■ **What is expected**: Print, word for word, the opening line of the data below and every line after it through the line that contains "const rightMin = 0, rightMax", but not the pictures.
─── Raw data
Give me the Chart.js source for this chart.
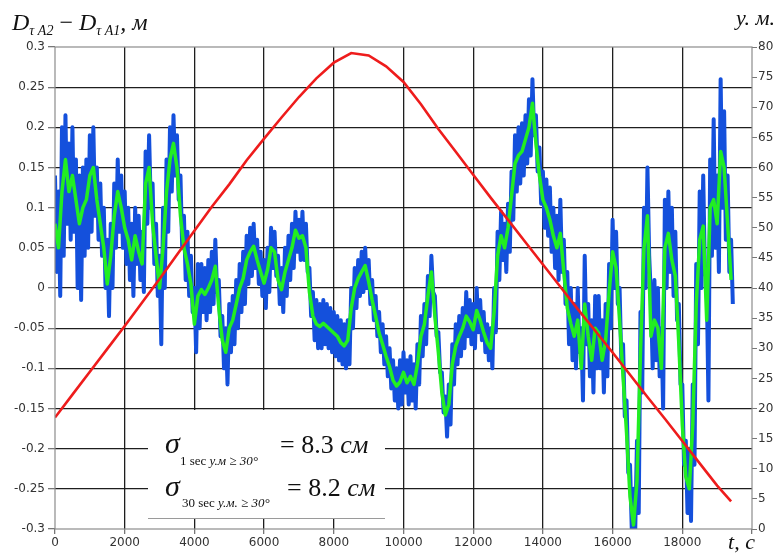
<!DOCTYPE html>
<html><head><meta charset="utf-8">
<script src="https://cdn.jsdelivr.net/npm/chart.js@4.4.1/dist/chart.umd.min.js"></script>
<style>html,body{margin:0;padding:0;background:#fff}#wrap{width:778px;height:553px;position:relative}</style>
</head><body><div id="wrap"><canvas id="c" width="778" height="553"></canvas></div>
<script>
// x axis (time, s)
const xMin = 0, xMax = 20000, xStep = 2000;
// left axis (m), right axis (elevation, deg)
const leftMin = -0.3, leftMax = 0.3, leftStep = 0.05;
const rightMin = 0, rightMax = 80, rightStep = 5;

// 30-sec smoothed difference (green), samples every 100 s from 0
const greenStep = 100;
const greenValues = [
 0.08,0.05,0.12,0.16,0.12,0.14,0.11,0.08,0.10,0.11,
 0.14,0.15,0.11,0.08,0.05,0.005,0.04,0.09,0.12,0.10,
 0.075,0.06,0.035,0.065,0.045,0.03,0.13,0.15,0.08,0.04,
 0.0,0.05,0.12,0.16,0.18,0.15,0.09,0.05,0.03,0.005,
 -0.045,-0.01,-0.002,-0.008,0.0,0.01,0.027,-0.025,-0.065,-0.08,
 -0.05,-0.04,-0.02,0.0,0.012,0.035,0.045,0.052,0.035,0.02,
 0.006,0.023,0.05,0.045,0.01,-0.002,0.02,0.035,0.05,0.072,
 0.062,0.065,0.05,-0.005,-0.035,-0.045,-0.048,-0.044,-0.048,-0.052,
 -0.056,-0.06,-0.068,-0.072,-0.065,-0.025,0.0,0.012,0.02,0.028,
 0.008,-0.015,-0.035,-0.056,-0.07,-0.085,-0.098,-0.115,-0.122,-0.117,
 -0.105,-0.118,-0.11,-0.12,-0.095,-0.06,-0.045,-0.01,0.02,-0.035,
 -0.08,-0.13,-0.158,-0.145,-0.095,-0.072,-0.06,-0.05,-0.035,-0.042,
 -0.052,-0.028,-0.04,-0.055,-0.068,-0.075,-0.03,0.04,0.065,0.05,
 0.075,0.115,0.155,0.165,0.17,0.185,0.2,0.23,0.18,0.14,
 0.11,0.1,0.085,0.065,0.05,0.068,0.02,-0.025,-0.044,-0.06,
 -0.04,-0.1,-0.02,-0.06,-0.09,-0.05,-0.056,-0.09,-0.065,-0.006,
 0.045,0.025,-0.04,-0.11,-0.18,-0.26,-0.295,-0.24,-0.08,0.05,
 0.09,-0.06,-0.04,-0.05,-0.1,0.05,0.068,0.035,0.015,-0.069,
 -0.17,-0.235,-0.25,-0.17,-0.02,0.06,0.077,-0.04,0.1,0.11,
 0.08,0.17,0.15,0.08,0.01
];

// 1-sec difference (blue), samples every 50 s from 0
const blueStep = 50;
const blueValues = [
 0.14,0.02, 0.12,-0.01, 0.2,0.04, 0.215,0.08, 0.18,0.06,
 0.2,0.07, 0.16,0.0, 0.14,-0.015, 0.15,0.04, 0.16,0.05,
 0.19,0.07, 0.2,0.09, 0.15,0.06, 0.13,0.04, 0.1,0.0,
 0.06,-0.035, 0.08,0.0, 0.13,0.05, 0.16,0.07, 0.14,0.05,
 0.12,0.03, 0.1,0.01, 0.08,-0.01, 0.1,0.03, 0.09,0.01,
 0.07,-0.005, 0.17,0.08, 0.19,0.1, 0.13,0.03, 0.08,-0.01,
 0.04,-0.07, 0.1,0.0, 0.16,0.07, 0.2,0.12, 0.215,0.14,
 0.19,0.11, 0.14,0.05, 0.09,0.01, 0.07,-0.01, 0.04,-0.03,
 0.0,-0.08, 0.03,-0.05, 0.03,-0.03, 0.025,-0.04, 0.035,-0.03,
 0.045,-0.02, 0.06,-0.005, 0.01,-0.06, -0.035,-0.1, -0.05,-0.12,
 -0.02,-0.08, -0.01,-0.07, 0.01,-0.05, 0.03,-0.03, 0.045,-0.02,
 0.065,0.005, 0.075,0.015, 0.08,0.025, 0.06,0.005, 0.045,-0.01,
 0.035,-0.025, 0.05,-0.005, 0.075,0.025, 0.07,0.015, 0.04,-0.02,
 0.025,-0.03, 0.05,-0.01, 0.065,0.01, 0.08,0.025, 0.095,0.045,
 0.085,0.035, 0.095,0.035, 0.08,0.02, 0.025,-0.035, -0.005,-0.065,
 -0.015,-0.075, -0.02,-0.075, -0.015,-0.07, -0.02,-0.075, -0.025,-0.08,
 -0.03,-0.085, -0.035,-0.09, -0.04,-0.095, -0.045,-0.1, -0.04,-0.095,
 0.0,-0.05, 0.025,-0.025, 0.035,-0.01, 0.045,-0.005, 0.05,0.0,
 0.035,-0.02, 0.01,-0.04, -0.01,-0.06, -0.03,-0.08, -0.045,-0.095,
 -0.06,-0.11, -0.075,-0.125, -0.09,-0.14, -0.1,-0.15, -0.09,-0.145,
 -0.08,-0.13, -0.09,-0.145, -0.085,-0.14, -0.095,-0.15, -0.07,-0.12,
 -0.035,-0.085, -0.02,-0.07, 0.015,-0.035, 0.04,-0.005, -0.01,-0.06,
 -0.055,-0.105, -0.105,-0.155, -0.135,-0.185, -0.12,-0.17, -0.07,-0.12,
 -0.045,-0.095, -0.035,-0.085, -0.025,-0.075, -0.005,-0.06, -0.015,-0.07,
 -0.02,-0.075, 0.0,-0.055, -0.015,-0.065, -0.03,-0.08, -0.045,-0.09,
 -0.05,-0.1, 0.0,-0.055, 0.07,0.01, 0.095,0.035, 0.08,0.02,
 0.105,0.045, 0.145,0.085, 0.19,0.12, 0.2,0.13, 0.205,0.14,
 0.215,0.155, 0.235,0.165, 0.26,0.19, 0.215,0.145, 0.175,0.105,
 0.145,0.075, 0.135,0.065, 0.125,0.045, 0.1,0.025, 0.09,0.01,
 0.11,0.02, 0.06,-0.02, 0.02,-0.07, 0.0,-0.09, -0.02,-0.1,
 0.0,-0.08, -0.05,-0.14, 0.04,-0.07, -0.02,-0.11, -0.04,-0.13,
 -0.01,-0.1, -0.01,-0.1, -0.04,-0.13, -0.02,-0.11, 0.03,-0.05,
 0.085,0.0, 0.07,-0.02, 0.0,-0.09, -0.07,-0.16, -0.14,-0.23,
 -0.22,-0.3, -0.25,-0.3, -0.19,-0.28, -0.03,-0.13, 0.1,0.0,
 0.15,0.04, -0.01,-0.1, 0.01,-0.09, 0.0,-0.11, -0.05,-0.15,
 0.11,0.0, 0.12,0.02, 0.1,-0.01, 0.07,-0.04, -0.02,-0.12,
 -0.12,-0.22, -0.19,-0.28, -0.2,-0.29, -0.12,-0.22, 0.03,-0.07,
 0.12,0.0, 0.14,0.02, 0.01,-0.14, 0.16,0.04, 0.21,0.05,
 0.14,0.02, 0.26,0.1, 0.22,0.06, 0.14,0.02, 0.06,-0.02
];

// satellite elevation (red, right axis)
const redTimes = [0,500,1000,1500,2000,2500,3000,3500,4000,4500,5000,5500,6000,6500,7000,7500,8000,8500,9000,9500,10000,10500,11000,11500,12000,12500,13000,13500,14000,14500,15000,15500,16000,16500,17000,17500,18000,18500,19000,19400];
const redValues = [18.5,22.3,26.1,29.9,33.7,37.6,41.5,45.5,49.5,53.5,57.2,61.2,64.8,68.3,71.7,74.8,77.4,79,78.6,76.8,74.2,70.5,66.4,62.6,58.8,55.0,51.3,47.6,43.9,40.2,36.5,32.9,29.3,25.6,21.9,18.3,14.6,10.9,7.2,4.6];

const greenPts = greenValues.map((v,i)=>({x:i*greenStep, y:v}));
const bluePts = blueValues.map((v,i)=>({x:i*blueStep, y:v}));
const redPts = redValues.map((v,i)=>({x:redTimes[i], y:v}));

const SERIF = '"Liberation Serif", "Times New Roman", serif';
function drawRuns(ctx, x, y, runs){
  for (const r of runs){
    ctx.font = r.f;
    ctx.fillText(r.t, x, y + (r.dy||0));
    x += ctx.measureText(r.t).width + (r.sp||0);
  }
}

const deco = {
  id: 'deco',
  afterDraw(chart){
    const ctx = chart.ctx, a = chart.chartArea;
    ctx.save();
    // frame
    ctx.strokeStyle = '#8c8c8c'; ctx.lineWidth = 1.2;
    ctx.strokeRect(a.left, a.top, a.right - a.left, a.bottom - a.top);
    // annotation box
    ctx.fillStyle = '#fff';
    ctx.fillRect(148, 410, 237, 108);
    ctx.strokeStyle = '#9a9a9a'; ctx.lineWidth = 1;
    ctx.beginPath(); ctx.moveTo(148, 518.5); ctx.lineTo(385, 518.5); ctx.stroke();
    ctx.fillStyle = '#111';
    ctx.textBaseline = 'alphabetic'; ctx.textAlign = 'left';
    drawRuns(ctx, 165, 453, [{t:'σ', f:'italic 30px '+SERIF}]);
    drawRuns(ctx, 180, 465, [{t:'1 sec ', f:'13px '+SERIF},{t:'у.м ≥ 30°', f:'italic 13px '+SERIF}]);
    drawRuns(ctx, 280, 453, [{t:'= 8.3 ', f:'26px '+SERIF},{t:'см', f:'italic 26px '+SERIF}]);
    drawRuns(ctx, 165, 496, [{t:'σ', f:'italic 30px '+SERIF}]);
    drawRuns(ctx, 182, 507, [{t:'30 sec ', f:'13px '+SERIF},{t:'у.м. ≥ 30°', f:'italic 13px '+SERIF}]);
    drawRuns(ctx, 287, 496, [{t:'= 8.2 ', f:'26px '+SERIF},{t:'см', f:'italic 26px '+SERIF}]);
    // axis titles
    drawRuns(ctx, 12, 30, [
      {t:'D', f:'italic 24px '+SERIF},
      {t:'τ A2', f:'italic 14px '+SERIF, dy:5},
      {t:' − ', f:'24px '+SERIF},
      {t:'D', f:'italic 24px '+SERIF},
      {t:'τ A1', f:'italic 14px '+SERIF, dy:5},
      {t:', ', f:'italic 24px '+SERIF},
      {t:'м', f:'italic 24px '+SERIF}
    ]);
    ctx.textAlign = 'right';
    ctx.font = 'italic 22px ' + SERIF;
    ctx.fillText('у. м.', 775, 25);
    ctx.fillText('t, с', 755, 549);
    ctx.restore();
  }
};

const edge = (v, lo, hi) => (Math.abs(v - lo) < 1e-9 || Math.abs(v - hi) < 1e-9);

new Chart(document.getElementById('c'), {
  type: 'line',
  data: {
    datasets: [
      {label:'elevation', data: redPts, yAxisID:'y2', borderColor:'#ee1c1c', borderWidth:2.6, pointRadius:0, order:0},
      {label:'30 sec', data: greenPts, yAxisID:'y', borderColor:'#22ee22', borderWidth:3.5, borderJoinStyle:'round', pointRadius:0, order:1},
      {label:'1 sec', data: bluePts, yAxisID:'y', borderColor:'#1450dc', borderWidth:4, borderJoinStyle:'round', pointRadius:0, order:2}
    ]
  },
  options: {
    responsive: false, animation: false, devicePixelRatio: 1,
    layout: {padding: {top: 47, left: 0, right: 0, bottom: 0}},
    plugins: {legend: {display: false}, tooltip: {enabled: false}},
    elements: {line: {tension: 0}},
    scales: {
      x: {
        type: 'linear', min: xMin, max: xMax,
        afterFit: s => { s.height = 24; },
        border: {display: false},
        grid: {
          color: c => edge(c.tick.value, xMin, xMax) ? 'rgba(0,0,0,0)' : '#1e1e1e',
          lineWidth: 1.3, tickLength: 5, tickColor: '#777'
        },
        ticks: {
          stepSize: xStep, autoSkip: false, maxRotation: 0, padding: 2,
          color: '#333', font: {family: '"DejaVu Sans"', size: 12},
          callback: v => v === xMax ? '' : String(v)
        }
      },
      y: {
        type: 'linear', position: 'left', min: leftMin, max: leftMax,
        afterFit: s => { s.width = 55; },
        border: {display: false},
        grid: {
          color: c => edge(c.tick.value, leftMin, leftMax) ? 'rgba(0,0,0,0)' : '#1e1e1e',
          lineWidth: 1.3, tickLength: 7, tickColor: '#777'
        },
        ticks: {
          stepSize: leftStep, padding: 3, color: '#333',
          font: {family: '"DejaVu Sans"', size: 12},
          callback: v => String(+(+v).toFixed(2))
        }
      },
      y2: {
        type: 'linear', position: 'right', min: rightMin, max: rightMax,
        afterFit: s => { s.width = 26; },
        border: {display: false},
        grid: {drawOnChartArea: false, tickLength: 5, tickColor: '#777'},
        ticks: {
          stepSize: rightStep, padding: 1, color: '#333',
          font: {family: '"DejaVu Sans"', size: 12}
        }
      }
    }
  },
  plugins: [deco]
});
</script>
</body></html>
──────
■ **Response**:
Give me the Chart.js source for this chart.
<!DOCTYPE html>
<html><head><meta charset="utf-8">
<script src="https://cdn.jsdelivr.net/npm/chart.js@4.4.1/dist/chart.umd.min.js"></script>
<style>html,body{margin:0;padding:0;background:#fff}#wrap{width:778px;height:553px;position:relative}</style>
</head><body><div id="wrap"><canvas id="c" width="778" height="553"></canvas></div>
<script>
// x axis (time, s)
const xMin = 0, xMax = 20000, xStep = 2000;
// left axis (m), right axis (elevation, deg)
const leftMin = -0.3, leftMax = 0.3, leftStep = 0.05;
const rightMin = 0, rightMax = 80, rightStep = 5;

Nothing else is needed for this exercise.